Eroor Propagation

Basta-Pilot-Steady-Switch-LEDOk, it was 1 am as I switched off the TV and only than I remembered I had to fix the flat tire on my kid’s bike. No biggy, this would only take 20 minutes, so I get my gear and start to work. Bummer, I need to take out the wheel, the leak is too small to hear. Ok, maybe 30 minutes, no worries. So I disengage the hub dynamo, noting the plus wire has a white stripe on it. I find the hole, fix it, reassemble the tire, and in my head I am already in my bed, in just 2 more minutes everything is properly reaffixed. I test the light as a matter of double compulsion. After all I am both a coder as well as a caring father. The light refuses to work. Maybe the connector is dirty. I start debugging, working my way up from the hub to the lamp.
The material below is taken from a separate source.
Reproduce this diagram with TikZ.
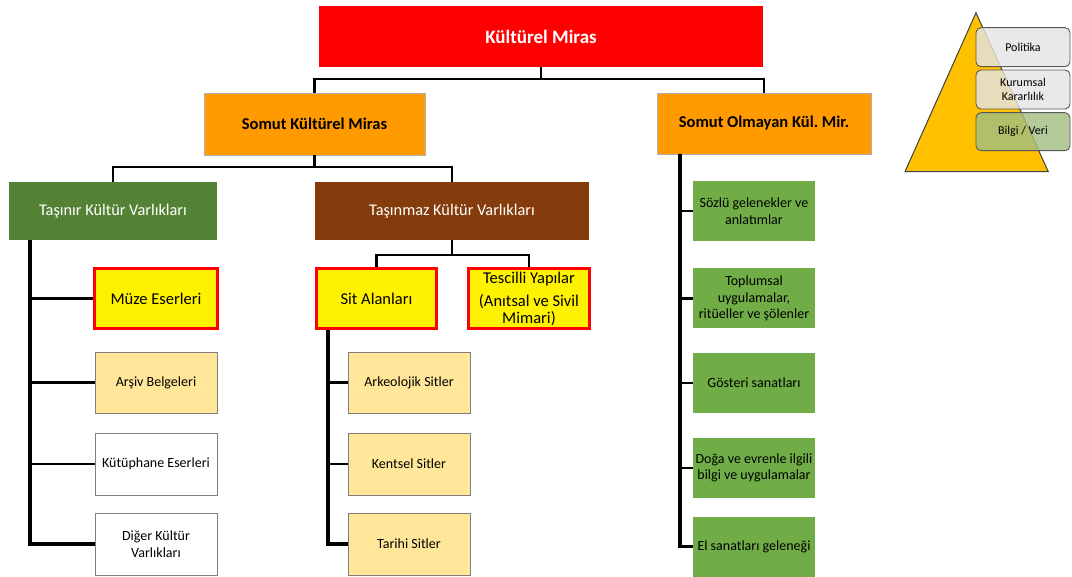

Twenty minutes later, I have the whole thing off the bike, stripped naked on the table and I take my multimeter to it. I curse these digital IC controlled lights. It used to be so simple. Just one wire connecting a dynamo and a bulb. (Or spit into the carbide lamp.) Whoever asked for a “wunderlamp”? After an other five minutes, I find out the bulb looks ok, but the meter tells me it’s broken. Curses! Why did my kid not tell me her light needed fixing? I would have checked the bulb first thing. Because of the flat tire I started debugging at the wrong end. Because I assumed the light was working before, I assumed the connector was the most probable thing to be at fault. That good all MOAFU called assumption. It is bad enough that I have to endure bad error propagation at work, but from my own blood?


  1. John Sinteur says:

    “And before you know it, you’re shaving a llama.”